Współcześnie, od prawie 50 lat, kapucyni prowadzą całodzienną adorację Najświętszego Sakramentu w kaplicy, a także dyżur spowiedzi. W ramach jubileuszu 300-lecia obecności braci kapucynów w Lublinie na Katolickim Uniwersytecie Lubelskim zostało zorganizowane sympozjum naukowe. Na pl. Litewskim, przed klasztorem kapucynów, oglądać można było wystawę przygotowaną przez lubelski oddział Instytutu Pamięci Narodowej.
- Ten jubileusz zostanie jeszcze bardziej podkreślony przez to, że współpatronem i współorganizatorem tegorocznej Lubelskiej Pieszej Pielgrzymki na Jasną Górę są bracia kapucyni, którzy przygotowują też konferencje i rozważania na czas wędrowania na Jasną Górę - mówi o. Derdziuk.

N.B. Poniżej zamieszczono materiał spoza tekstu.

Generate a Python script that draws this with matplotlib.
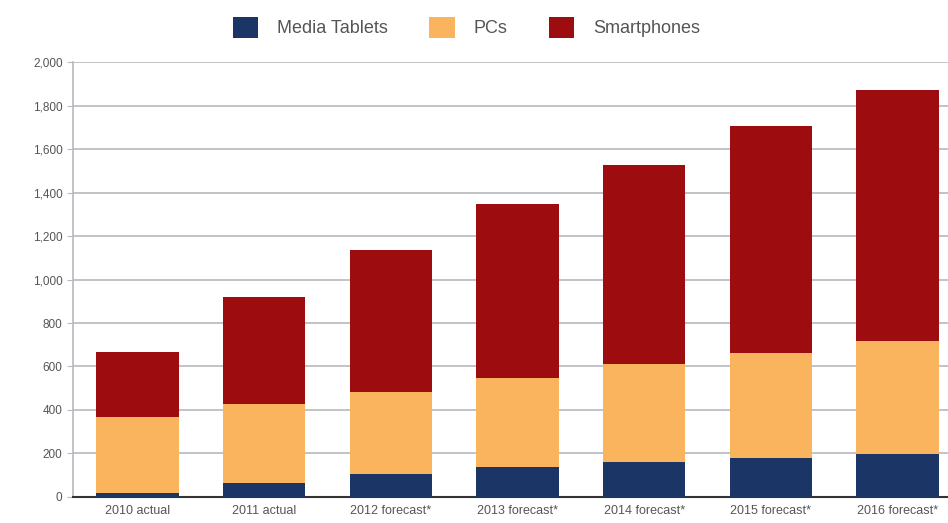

Historia zakonu w Lublinie trwa nieprzerwanie. Bracia kapucyni przede wszystkim służą ludziom przez prowadzenie duszpasterstwa w swoim kościele, codzienne dyżury w konfesjonale i głoszenie kazań. Na Poczekajce jest duża, ponad 13-tysięczna parafia, w której jest 12 wspólnot neokatechumenalnych, 12 kręgów Kościoła Domowego, są dwie grupy Odnowy w Duchu Świętym, grupa Rodziny Serca Miłości Ukrzyżowanej, ale także duszpasterstwo młodzieży, Grupa Modlitwy Ojca Pio, oaza młodzieżowa i dziecięca, grupa Liturgicznej Służby Ołtarza oraz inne wspólnoty, w tym m.in. harcerze i anonimowi alkoholicy.
Ponadto bracia są kapelanami w szpitalu przy al. Kraśnickiej w Lublinie, a także spełniają posługę rekolekcjonistów i kaznodziejów. Są spowiednikami sióstr w domach zakonnych. Dwóch z nich jest nauczycielami akademickimi na KUL.